Writers, especially those who had their 80th birthday last month, are not often used instead of models in ad campaigns. But if it makes sense for any writer, it’s Ms.Didion. Her prose is laced with allusions to brands and luxurious items that somehow become imbued with larger meaning. Whether it’s her black cashmere leggings or her scent memory of Henri Bendel jasmine soap, there is something glamorous and talismanic about the objects that she mentions.

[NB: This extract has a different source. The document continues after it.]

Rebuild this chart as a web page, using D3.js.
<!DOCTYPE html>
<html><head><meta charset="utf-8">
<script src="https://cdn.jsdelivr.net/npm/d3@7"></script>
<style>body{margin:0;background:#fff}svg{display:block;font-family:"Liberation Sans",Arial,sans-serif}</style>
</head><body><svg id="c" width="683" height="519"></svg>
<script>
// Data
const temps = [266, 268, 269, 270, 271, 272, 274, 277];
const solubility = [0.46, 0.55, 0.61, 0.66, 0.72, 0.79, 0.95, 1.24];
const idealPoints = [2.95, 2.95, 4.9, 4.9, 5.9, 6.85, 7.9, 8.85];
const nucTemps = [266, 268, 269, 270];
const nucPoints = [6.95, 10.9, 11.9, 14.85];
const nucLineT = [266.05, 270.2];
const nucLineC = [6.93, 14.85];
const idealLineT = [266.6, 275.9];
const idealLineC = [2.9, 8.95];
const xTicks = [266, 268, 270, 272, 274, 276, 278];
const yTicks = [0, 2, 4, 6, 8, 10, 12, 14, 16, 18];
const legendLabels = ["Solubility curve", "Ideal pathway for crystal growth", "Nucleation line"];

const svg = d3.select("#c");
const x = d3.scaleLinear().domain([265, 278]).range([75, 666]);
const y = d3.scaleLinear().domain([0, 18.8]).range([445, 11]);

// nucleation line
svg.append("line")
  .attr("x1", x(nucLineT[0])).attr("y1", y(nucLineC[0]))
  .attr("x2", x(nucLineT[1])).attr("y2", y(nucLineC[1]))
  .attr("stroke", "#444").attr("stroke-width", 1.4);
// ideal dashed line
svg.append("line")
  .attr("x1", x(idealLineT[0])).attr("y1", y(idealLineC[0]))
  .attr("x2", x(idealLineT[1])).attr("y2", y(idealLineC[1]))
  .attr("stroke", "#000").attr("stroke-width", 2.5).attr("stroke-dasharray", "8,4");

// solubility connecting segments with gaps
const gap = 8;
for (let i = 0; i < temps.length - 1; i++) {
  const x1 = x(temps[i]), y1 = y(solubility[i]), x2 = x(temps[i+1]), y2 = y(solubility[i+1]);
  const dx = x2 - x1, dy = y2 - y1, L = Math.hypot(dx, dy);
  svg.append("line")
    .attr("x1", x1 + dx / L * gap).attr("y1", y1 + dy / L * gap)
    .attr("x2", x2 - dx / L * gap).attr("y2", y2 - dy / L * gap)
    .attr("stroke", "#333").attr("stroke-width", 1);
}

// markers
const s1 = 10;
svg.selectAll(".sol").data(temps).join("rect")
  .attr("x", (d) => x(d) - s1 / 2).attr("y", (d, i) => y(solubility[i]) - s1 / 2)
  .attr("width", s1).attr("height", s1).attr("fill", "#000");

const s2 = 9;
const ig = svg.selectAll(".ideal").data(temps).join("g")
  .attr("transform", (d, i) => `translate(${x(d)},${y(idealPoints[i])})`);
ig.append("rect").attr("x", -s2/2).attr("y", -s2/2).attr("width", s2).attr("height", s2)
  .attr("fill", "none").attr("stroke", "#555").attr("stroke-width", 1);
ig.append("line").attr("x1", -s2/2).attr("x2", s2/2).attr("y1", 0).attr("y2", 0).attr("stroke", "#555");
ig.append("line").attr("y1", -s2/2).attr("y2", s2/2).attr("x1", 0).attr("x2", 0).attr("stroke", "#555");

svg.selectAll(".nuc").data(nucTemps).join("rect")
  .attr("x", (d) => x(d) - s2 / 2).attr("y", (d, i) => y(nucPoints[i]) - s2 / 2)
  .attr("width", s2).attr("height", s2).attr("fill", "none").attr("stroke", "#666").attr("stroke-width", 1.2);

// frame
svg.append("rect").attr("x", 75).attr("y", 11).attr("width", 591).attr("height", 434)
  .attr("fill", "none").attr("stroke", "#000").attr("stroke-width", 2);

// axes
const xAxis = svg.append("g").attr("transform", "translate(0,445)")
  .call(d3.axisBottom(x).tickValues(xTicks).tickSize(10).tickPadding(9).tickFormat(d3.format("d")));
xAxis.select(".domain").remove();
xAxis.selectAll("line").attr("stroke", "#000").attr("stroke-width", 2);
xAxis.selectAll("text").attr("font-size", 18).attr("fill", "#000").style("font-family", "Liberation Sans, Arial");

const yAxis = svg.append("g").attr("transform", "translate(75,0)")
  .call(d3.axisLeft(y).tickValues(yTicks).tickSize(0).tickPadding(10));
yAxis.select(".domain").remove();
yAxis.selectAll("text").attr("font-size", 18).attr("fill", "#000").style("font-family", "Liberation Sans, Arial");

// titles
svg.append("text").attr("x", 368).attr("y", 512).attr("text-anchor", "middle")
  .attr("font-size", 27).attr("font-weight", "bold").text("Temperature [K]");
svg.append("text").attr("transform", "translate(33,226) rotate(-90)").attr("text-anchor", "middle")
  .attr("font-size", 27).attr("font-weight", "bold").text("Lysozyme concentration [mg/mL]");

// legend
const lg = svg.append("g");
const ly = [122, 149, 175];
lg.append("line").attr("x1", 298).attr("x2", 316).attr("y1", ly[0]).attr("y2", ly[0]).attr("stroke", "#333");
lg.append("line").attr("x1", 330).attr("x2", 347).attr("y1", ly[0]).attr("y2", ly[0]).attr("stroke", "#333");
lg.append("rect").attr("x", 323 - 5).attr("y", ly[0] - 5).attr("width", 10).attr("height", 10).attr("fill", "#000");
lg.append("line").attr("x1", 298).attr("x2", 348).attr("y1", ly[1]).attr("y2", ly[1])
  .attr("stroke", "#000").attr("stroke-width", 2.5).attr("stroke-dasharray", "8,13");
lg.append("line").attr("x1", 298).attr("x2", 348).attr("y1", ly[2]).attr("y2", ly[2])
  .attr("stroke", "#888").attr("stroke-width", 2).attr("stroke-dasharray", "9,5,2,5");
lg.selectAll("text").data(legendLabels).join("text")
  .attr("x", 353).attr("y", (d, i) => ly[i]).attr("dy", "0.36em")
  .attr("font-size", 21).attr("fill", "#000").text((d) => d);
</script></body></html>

Ms. Didion has long been something of the patron saint of female writers. “Goodbye to All That,” her 1967 essay about leaving New York, has inspired a generation of essayists to reflect on youth and place. Her packing list, which she reproduced in The White Album, her 1979 essay collection, is practically a sartorial mantra (“To Pack and Wear: 2 skirts, 2 jerseys or leotards,1 pullover sweater, 2 pair shoes, stockings, bra, nightgown, robe, slippers, cigarettes, bourbon…”). Even her descriptions of despair, when she is in bed with a migraine or crying in Chinese laundries, conveys a sense of moody glamor.

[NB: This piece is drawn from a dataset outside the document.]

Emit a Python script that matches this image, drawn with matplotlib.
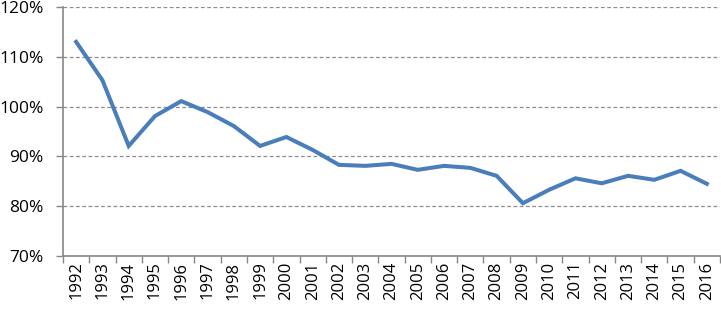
import matplotlib
matplotlib.use("Agg")
import matplotlib.pyplot as plt
from matplotlib.ticker import FixedLocator, FuncFormatter

years = [str(y) for y in range(1992, 2017)]
values = [113.0, 105.3, 92.1, 98.1, 101.1, 98.9, 96.1, 92.1, 93.9, 91.3,
          88.3, 88.1, 88.5, 87.3, 88.1, 87.7, 86.1, 80.6, 83.3, 85.6,
          84.6, 86.1, 85.3, 87.1, 84.5]

plt.rcParams['font.family'] = ['Open Sans', 'DejaVu Sans']

fig = plt.figure(figsize=(7.21, 3.10), dpi=100)
ax = fig.add_axes([63 / 721, 1 - 256 / 310, 657 / 721, 249 / 310])

x = list(range(len(years)))
ax.plot(x, values, color='#4a7ebb', linewidth=2.9, solid_joinstyle='miter')

ax.set_xlim(-0.5, len(years) - 0.5)
ax.set_ylim(70, 120)
ax.set_yticks([70, 80, 90, 100, 110, 120])
ax.yaxis.set_major_formatter(FuncFormatter(lambda v, p: f"{v:.0f}%"))
ax.grid(axis='y', color='#8c8c8c', linestyle=(0, (3, 2)), linewidth=0.9)

ax.set_xticks(x)
ax.set_xticklabels(years, rotation=90)
ax.xaxis.set_minor_locator(FixedLocator([i - 0.5 for i in range(len(years) + 1)]))
ax.tick_params(axis='x', which='major', length=0, labelsize=12, pad=4)
ax.tick_params(axis='x', which='minor', length=5, color='#868686', width=1)
ax.tick_params(axis='y', length=5, color='#868686', width=1, labelsize=12.5, pad=9)

for s in ['top', 'right']:
    ax.spines[s].set_visible(False)
for s in ['left', 'bottom']:
    ax.spines[s].set_color('#868686')
    ax.spines[s].set_linewidth(1.2)
ax.set_axisbelow(True)

fig.savefig('out.png', dpi=100)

But her mainstream appeal grew exponentially in 2007, with the publication of The Year of Magical Thinking, a meditation about her husband, John Gregory Dunne’s sudden death and the nature of grief. She followed that with Blue Nights, another heartbreaking memoir about the death of their daughter.

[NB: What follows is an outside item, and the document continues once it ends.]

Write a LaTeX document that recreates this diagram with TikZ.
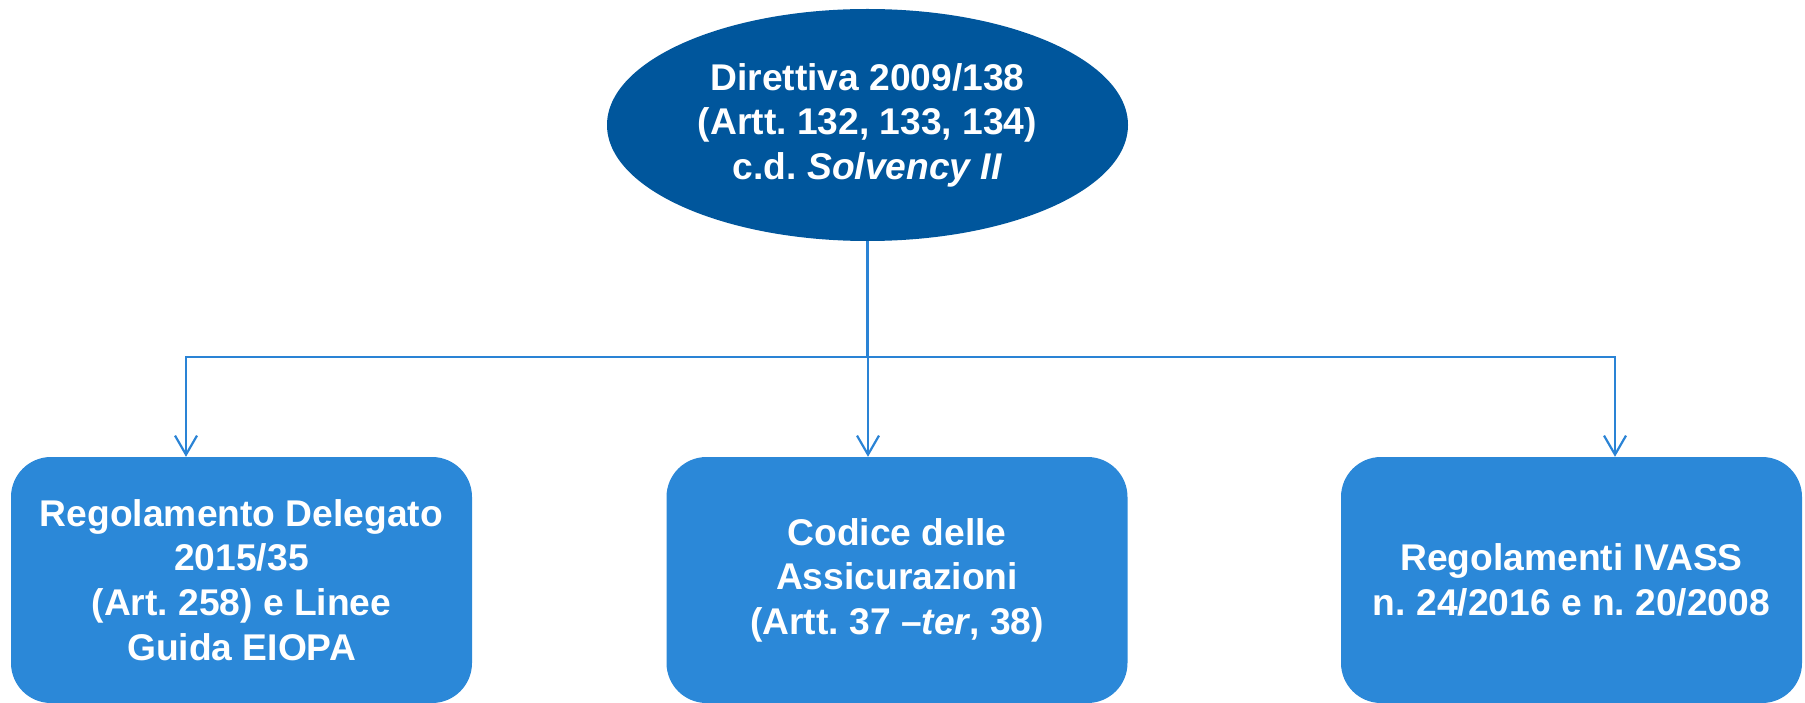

And as she ages, her popularity grows. This past fall, Ms. Didion’s nephew, Griffin Dunne, launched a Kickstarter campaign to raise money to make a documentary about the writer’s life. The target amount for the project was $80,000. The campaign ended up raising $221,135. The rewards for donating, the chance to own something associated with Joan Didion, was part of the appeal (2 backers donated $2,500 for sunglasses from Ms. Didion’s personal sunglasses).
And what brand wouldn’t want to be associated with the ultimate in glamorous, literary cool?